In his customary sky-blue tie, Joseph Muscat marched past a group of jeering protesters and into the wood-panelled courtroom with the sort of confident defiance that had once been the trademark of his political persona.   

It was billed as the main event: Muscat, brought to testify before the public inquiry into the murder of journalist Daphne Caruana Galizia.  

The former prime minister was the most high profile witness brought to answer questions by the panel of judges so far.  After all, it was he who appointed the inquiry in the first place and he who led the government that it scrutinised.    

Friday’s five-hour session opened with a lengthy statement by Muscat that came with a warning: “The inquiry board might not like what I have to say”. 

In 20 minutes of uninterrupted monologue, the witness set to work on the inquiry like a boxer at the punching bag. 

What was meant to be an independent judicial process, he charged, had become “politicised” and at times an outright “failure”.  He came out swinging.

Trembling hands 

The inquiry was not following its own terms of reference, nor had it asked many of the pertinent questions. Instead, fishing expeditions and “curiosity campaigns” had been permitted to go ahead, he said.    

The State, which the inquiry was meant to evaluate, was not merely his Labour administration of 2013 and 2017, but also previous governments, the opposition, and even the independent press, he argued.    

Though his hands trembled as he leafed through the pages of his speech, his voice boomed like the Muscat of old.    

His confident demeanour left many in the hall stunned. Caruana Galizia’s son Paul shook his head in disbelief. 

A small group of protesters gathered to jeer Muscat as he arrived at the inquiry. Photo: Mark Zammit CordinaA small group of protesters gathered to jeer Muscat as he arrived at the inquiry. Photo: Mark Zammit Cordina

It could be said that Friday’s inquiry sitting did not only take place in the court room.  

As Muscat’s opening speech dragged on, a member of his former staff uploaded regular snippets to Facebook, including a full copy of his statement in both Maltese and English - the former Labour leader always had a keen understanding of the power of social media.    

Meanwhile, Caruana Galizia’s sister Corinne Vella, herself a vocal campaigner for justice for Daphne, uploaded a live account of events through dozens of tweets, often rubbishing Muscat’s assertions.    

Muscat’s replies to questions by judge Michael Mallia often went on for several minutes and at times even the witness himself forgot what the original question had been.

After five hours of testimony, he scurried down the street and back out of the limelight.

He weaved regrets into hyperbole, quipped jokes one minute and appeared on the edge of tears the next.  Muscat was, in his words, a victim, both of Caruana Galizia’s “lies” but also as a result of her murder. The bomb blast that ended her life, also ended his political career.   

Questions were not only put to Muscat by the panel of judges but also by the lawyers representing the Caruana Galizia family. Muscat however brought his own legal team. Labour Party lawyer Paul Lia hounded parte civille lawyer Therese Comidini Cachia, who is also an Opposition MP.  

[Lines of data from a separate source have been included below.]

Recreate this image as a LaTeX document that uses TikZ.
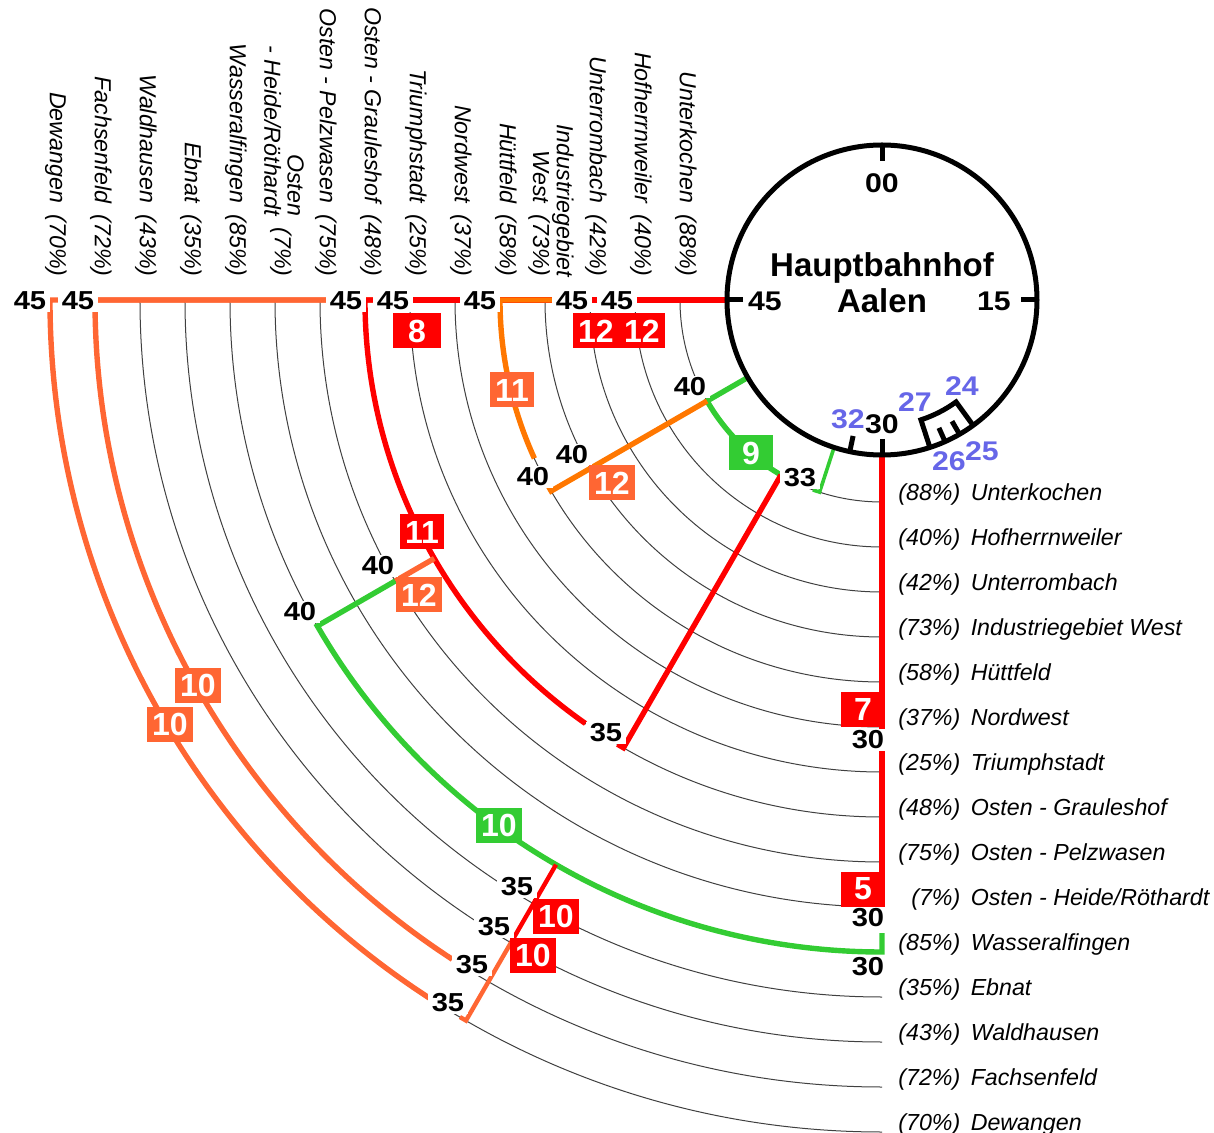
\documentclass[tikz,border=0pt]{standalone}
\usepackage{fontspec}
\setmainfont{Liberation Sans}
\newfontfamily\timefont[FakeStretch=1.12]{Liberation Sans}

\definecolor{busred}{RGB}{255,0,0}
\definecolor{busorange}{RGB}{255,119,0}
\definecolor{bussalmon}{RGB}{255,102,51}
\definecolor{busgreen}{RGB}{51,204,51}
\definecolor{minblue}{RGB}{102,102,232}

\tikzset{
  thinarc/.style={line width=0.5pt, black!75},
  route/.style={line width=2.7pt, draw=#1},
  dest/.style={font=\fontsize{11.6}{10.5}\selectfont\itshape, inner sep=0pt},
  timelabel/.style={fill=white, inner xsep=2pt, inner ysep=1pt, font=\timefont\fontsize{13}{13}\selectfont\bfseries},
  travel/.style={fill=#1, text=white, font=\fontsize{16}{16}\selectfont\bfseries,
    minimum width=22pt, minimum height=17.5pt, inner xsep=2.5pt, inner ysep=0pt},
  clocknum/.style={font=\timefont\fontsize{13.5}{13.5}\selectfont\bfseries, inner sep=0pt},
}

\begin{document}
\begin{tikzpicture}[x=0.5pt, y=-0.5pt]
    \useasboundingbox (-882,-300) rectangle (332,833);
    % one thin arc per destination, named on top and on the right
    \foreach \name/\toptext/\pct [count=\i from 0] in {
        Unterkochen/Unterkochen/88,
        Hofherrnweiler/Hofherrnweiler/40,
        Unterrombach/Unterrombach/42,
        Industriegebiet West/{Industriegebiet\\West}/73,
        Hüttfeld/Hüttfeld/58,
        Nordwest/Nordwest/37,
        Triumphstadt/Triumphstadt/25,
        Osten - Grauleshof/Osten - Grauleshof/48,
        Osten - Pelzwasen/Osten - Pelzwasen/75,
        {Osten - Heide/Röthardt}/{\begin{tabular}{@{}r@{}}Osten\\- Heide/Röthardt\end{tabular}}/7,
        Wasseralfingen/Wasseralfingen/85,
        Ebnat/Ebnat/35,
        Waldhausen/Waldhausen/43,
        Fachsenfeld/Fachsenfeld/72,
        Dewangen/Dewangen/70}
    {
        \pgfmathsetmacro{\rad}{202+45*\i}
        \draw[thinarc] (180:\rad) arc (180:90:\rad);
        \node[dest, align=right, rotate=-90, anchor=east] (top\i) at (-\rad+6,-23) {\toptext\hspace{0.5em}(\pct\%)};
        \node[dest, anchor=base west] (dest\i) at (16,\rad-1.5) {\makebox[2.67em][r]{(\pct\%)}\hspace{0.45em}\name};
    }

    % buses leaving at 45
    \draw[route=bussalmon] (180:155) -- (180:832) arc (180:122.8:832);
    \draw[route=bussalmon] (180:155) -- (180:787) arc (180:123.1:787);
    \draw[route=busred] (180:155) -- (180:517) arc (180:125:517);
    \draw[route=busred] (180:155) -- (180:472);
    \draw[route=busorange] (180:155) -- (180:382) arc (180:155.5:382);
    \draw[route=busred] (180:155) -- (180:292);

    % leaving at 40
    \draw[route=busgreen] (150:155) -- (150:202) arc (150:120:202);
    \draw[route=busorange] (150:202) -- (150:382) -- ++(240:7);
    \draw[route=bussalmon] (150:517) -- (150:562);
    \draw[route=busgreen] (150:562) -- (150:652) arc (150:90:652) -- (90:633);

    % leaving at 35 and 33
    \draw[route=busred] (120:202) -- (120:517) -- ++(210:7);
    \draw[route=busred, line width=2.2pt] (120:652) -- (120:742);
    \draw[route=bussalmon, line width=2.2pt] (120:742) -- (120:832) -- ++(210:7);
    \draw[route=busgreen, line width=1.8pt] (108:155) -- (108:202) -- ++(198:7);

    % leaving at 30
    \draw[route=busred] (90:155) -- (90:607);

    % the station clock
    \draw[line width=2.5pt, fill=white] (0,0) circle (155);
    \foreach \a in {0,90,180,270}
        \draw[line width=2.5pt] (\a:139) -- (\a:157);
    \draw[line width=2.5pt] (102:139) -- (102:155);
    \draw[line width=2.5pt] (54:155) -- (54:126) arc (54:72:126) -- (72:155);
    \draw[line width=2.5pt] (60:155) -- (60:140) (66:155) -- (66:140);

    \node[font=\fontsize{16.5}{16.5}\selectfont\bfseries, anchor=base] (hbf) at (0,-23) {Hauptbahnhof};
    \node[font=\fontsize{16.5}{16.5}\selectfont\bfseries, anchor=base] (aalen) at (0,13) {Aalen};
    \node[clocknum] (c00) at (0,-117) {00};
    \node[clocknum] (c15) at (112,1) {15};
    \node[clocknum] (c30) at (0,124) {30};
    \node[clocknum] (c45) at (-117,1) {45};
    \node[clocknum, text=minblue] (c32) at (-34,119) {32};
    \node[clocknum, text=minblue] (c27) at (33,102) {27};
    \node[clocknum, text=minblue] (c24) at (80,86) {24};
    \node[clocknum, text=minblue] (c25) at (100,151) {25};
    \node[clocknum, text=minblue] (c26) at (67,161) {26};

    % departure and arrival minutes
    \node[timelabel] (d45a) at (-852,1) {45};
    \node[timelabel] (d45b) at (-804,1) {45};
    \node[timelabel] (d45c) at (-536,1) {45};
    \node[timelabel] (d45d) at (-489,1) {45};
    \node[timelabel] (d45e) at (-402,1) {45};
    \node[timelabel] (d45f) at (-310,1) {45};
    \node[timelabel] (d45g) at (-265,1) {45};
    \node[timelabel] (d40a) at (-192,87) {40};
    \node[timelabel] (d40b) at (-310,155) {40};
    \node[timelabel] (d40c) at (-349,177) {40};
    \node[timelabel] (d40d) at (-504,266) {40};
    \node[timelabel] (d40e) at (-582,312) {40};
    \node[timelabel] (d33) at (-82,178) {33};
    \node[timelabel] (d35a) at (-276,433) {35};
    \node[timelabel] (d35b) at (-365,587) {35};
    \node[timelabel] (d35c) at (-388,627) {35};
    \node[timelabel] (d35d) at (-410,665) {35};
    \node[timelabel] (d35e) at (-434,703) {35};
    \node[timelabel] (d30a) at (-14,440) {30};
    \node[timelabel] (d30b) at (-14,618) {30};
    \node[timelabel] (d30c) at (-14,667) {30};

    % travel times
    \node[travel=busred, minimum width=24pt] (t8) at (-465,31) {8};
    \node[travel=busred] (t12a) at (-286,31) {12};
    \node[travel=busred] (t12b) at (-240,31) {12};
    \node[travel=bussalmon] (t11a) at (-370,90) {11};
    \node[travel=bussalmon] (t12c) at (-270,183) {12};
    \node[travel=busgreen] (t9) at (-131,153) {9};
    \node[travel=busred] (t11b) at (-460,232) {11};
    \node[travel=bussalmon] (t12d) at (-463,295) {12};
    \node[travel=bussalmon] (t10a) at (-684,385) {10};
    \node[travel=bussalmon] (t10b) at (-712,424) {10};
    \node[travel=busgreen] (t10c) at (-383,525) {10};
    \node[travel=busred] (t10d) at (-326,616) {10};
    \node[travel=busred] (t10e) at (-349,655) {10};
    \node[travel=busred] (t7) at (-19,409) {7};
    \node[travel=busred] (t5) at (-19,589) {5};
\end{tikzpicture}
\end{document}
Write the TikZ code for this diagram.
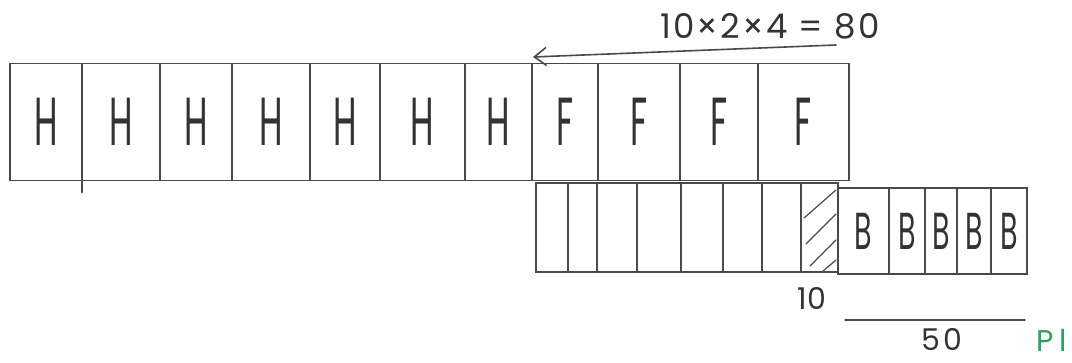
\documentclass[tikz,border=0pt]{standalone}
\usepackage{fontspec}
\setmainfont{Poppins}
\usetikzlibrary{arrows.meta}
\definecolor{ink}{HTML}{4A4A4A}
\definecolor{pen}{HTML}{333333}
\definecolor{greenink}{HTML}{2E9E63}
\begin{document}
\begin{tikzpicture}[x=1pt,y=-1pt,
  cell/.style={draw=ink, line width=1.8pt, inner sep=0pt, outer sep=0pt, text=pen},
  bigletter/.style={font=\fontsize{68}{70}\selectfont},
  midletter/.style={font=\fontsize{52}{54}\selectfont},
  hand/.style={text=pen, inner sep=0pt},
  stroke/.style={draw=ink, line width=1.6pt, line cap=round}]
\useasboundingbox (0,0) rectangle (1072,363);
% top row
\foreach \a/\b/\lt [count=\i] in {10/82/H,82/160/H,160/232/H,232/310/H,310/380/H,380/465/H,465/532/H,532/598/F,598/680/F,680/758/F,758/849/F}
  \node[cell, bigletter, minimum width={(\b-\a)*1pt}, minimum height=117pt] (t\i) at ({(\a+\b)/2},122) {\scalebox{0.5}[1]{\lt}};
% bottom row
\foreach \a/\b [count=\i] in {536/568,568/597,597/637,637/681,681/723,723/762,762/801,801/838}
  \node[cell, minimum width={(\b-\a)*1pt}, minimum height=89pt] (b\i) at ({(\a+\b)/2},227.5) {};
\foreach \a/\b [count=\i] in {838/889,889/925,925/957,957/991,991/1027}
  \node[cell, midletter, minimum width={(\b-\a)*1pt}, minimum height=86pt] (B\i) at ({(\a+\b)/2},231) {\scalebox{0.55}[1]{B}};
% hatching
\begin{scope}
  \clip (b8.north west) rectangle (b8.south east);
  \draw[stroke, line width=1.2pt] (804,218) -- (836,190);
  \draw[stroke, line width=1.2pt] (806,244) -- (836,214);
  \draw[stroke, line width=1.2pt] (810,266) -- (836,240);
  \draw[stroke, line width=1.2pt] (822,272) -- (836,260);
\end{scope}
% tick below first divider
\draw[stroke] (t1.south east) -- ++(0,12);
% arrow and formula
\coordinate (arrS) at (836,45);
\coordinate (arrE) at (533,57);
\draw[stroke, -{Straight Barb[length=12pt,width=18pt]}] (arrS) -- (arrE);
\node[hand, font=\fontsize{34}{36}\selectfont\addfontfeatures{LetterSpace=6}] (calc) at (770,26) {10×2×4 = 80};
% bottom labels
\node[hand, font=\fontsize{30}{32}\selectfont] (ten) at (812,298) {10};
\coordinate (ulS) at (845,320);
\coordinate (ulE) at (1025,320);
\draw[stroke] (ulS) -- (ulE);
\node[hand, font=\fontsize{30}{32}\selectfont\addfontfeatures{LetterSpace=8}] (fifty) at (942,340) {50};
\node[hand, text=greenink, anchor=west, font=\fontsize{30}{32}\selectfont\addfontfeatures{LetterSpace=20}] (pl) at (1036,340) {Pl};
\end{tikzpicture}
\end{document}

Nearly every question she put to the witness was met with a “what is the relevance of this?” or “this is a political question” from Lia.  

Then came Jason Azzopardi, who also represents the Caruana Galizia family. While the PN MP and firebrand landed a few punches on the former prime minister, his glove was often plucked out of the air by the inquiry board mid-flight.    

Perhaps the most interesting part of Muscat’s testimony was said behind closed doors. He responded to questions about briefings on the murder investigation and his behaviour in the lead up to the arrest of alleged murder conspirator Yorgen Fenech in an empty court room.  

Joseph Muscat leaves the inquiry. Video: Mark Zammit Cordina

But, just before the press, public, and even the Caruana Galizia family were ordered to leave, Muscat once again seized the microphone.  

“I would just like to make another short statement before we end,” he said. 

Muscat told the room how he had hired an intelligence firm to draft a report which he said disproved claims he was being investigated in the US. And also shot down rumours he planned to flee the country or relocate to Dubai.   

“My family and I are happy here in Malta,” his statement ended.   

Five hours had passed, and Muscat’s testimony was over. 

But the inquiry is not. Muscat’s right-hand man, Keith Schembri, is yet to be brought to answer questions, as have others. The judges have yet to say whether they believe the state bears responsibility for Caruana Galizia’s murder. 

“I have said all I had to say,” Muscat told reporters as he scurried down the street and back out of the limelight.